“Gentlemen, start your engines, and may the best woman win.”
It’s a phrase so strongly associated with drag that many don’t blink at the explicit binary accompanying the statement.
Over the last decade, Ru Paul’s Drag Race has cemented it’s place in mainstream culture, drawing audiences of all ages, genders and sexualities. However, aside from one or two exceptions, Ru Paul’s careful selection of America’s top drag performers has been restricted to cis men only.
The majority of established drag queens throughout history have presented as glamorous and hyper-feminine, mirroring a stereotype enforced upon women. Yet, women and non-binary people have been largely absent from the Western iteration of conventional drag.
So, when Keely and I (both cis women) started dressing as rough Aussie blokes, ‘Dazza and Keif’, we resisted the label of ‘drag’ and instead opted for ‘character actors’ or ‘physical comedians’.
It wasn’t until several months into our creative endeavour that we began to accept and embrace to the idea of being considered drag artists.
Creatures like Dazza and Keif, who get around in reflective tracksuits and multiple pairs of sunnies, were not familiar faces in the drag circles we frequented.
These boys were so far from the immaculate drag queens or suave drag kings we had seen in clubs and on stages, it was difficult to place ourselves within their contexts.
Though, as we settled into our identities as Ocker drag kings, a new-found power accompanied the growing comfort of embodying masculinity.
Dazza and Keif regularly interact with the general public, including cis-het males. Keely and I both noticed a distinct difference in the way these men would communicate with us.

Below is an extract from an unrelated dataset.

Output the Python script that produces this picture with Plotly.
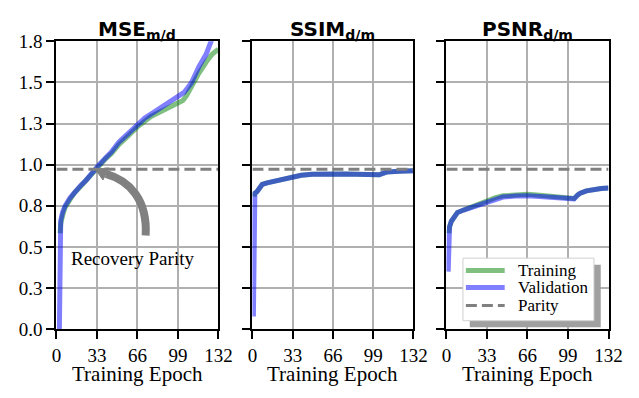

It was as though they found it easier to understand our superficial masculinity as maleness and accept the boys as one of them.
In drag, we would get called “mate” or “brother”, receive back slaps and fist bumps, and generally feel safer in the company of men than we would have dressed as femmes.

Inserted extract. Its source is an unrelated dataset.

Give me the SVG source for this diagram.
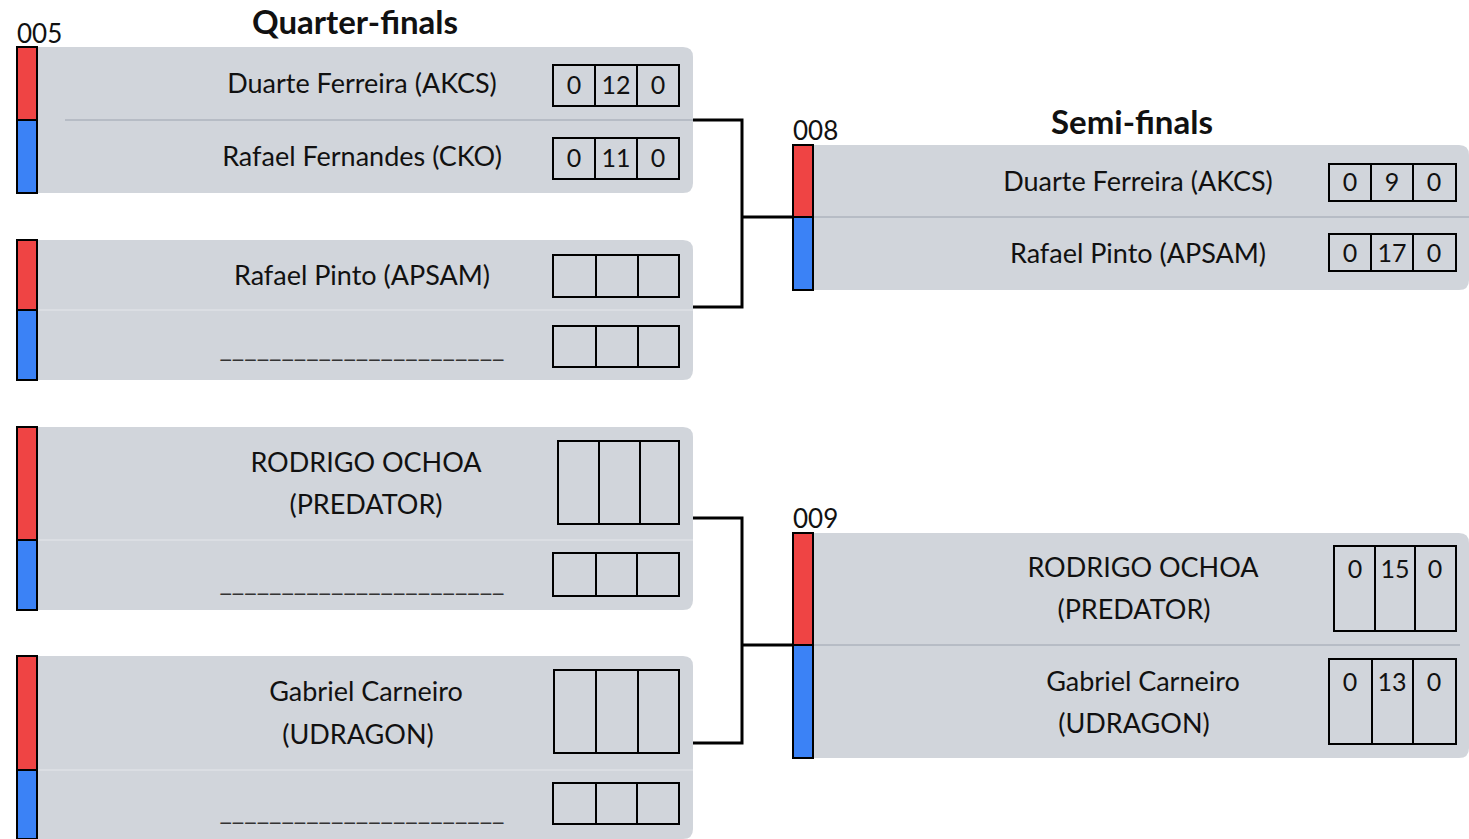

In drag, I found myself less concerned with how I looked or what I said.
I wouldn’t care if I dripped food down my shirt or if I burped loudly. Some AFAB people would view these behaviours as normal, but for me I noticed a marked difference in how strictly I held myself to society’s standards of feminine politeness.
Wearing baggy clothes and binding my chest also satisfied a desire I hadn’t allowed myself to feel since consciously abandoning my genderqueer childhood for a feminine adolescence.
Although the Melbourne drag scene is blessed with diversity and fluidity, the commercialisation and sanitisation of drag means we still have a way to go to achieve the re-acceptance of drag as a queer, radical art-form.
Keely and I acknowledge that, as cis white women, we have had a significantly easier time pushing our way into the scene than our QTPoC friends would have.
With the help of our messy, masc characters, we are working towards a reality where the re-queering of drag means there is room for everyone to express themselves and their genders in whatever ways they can dream up.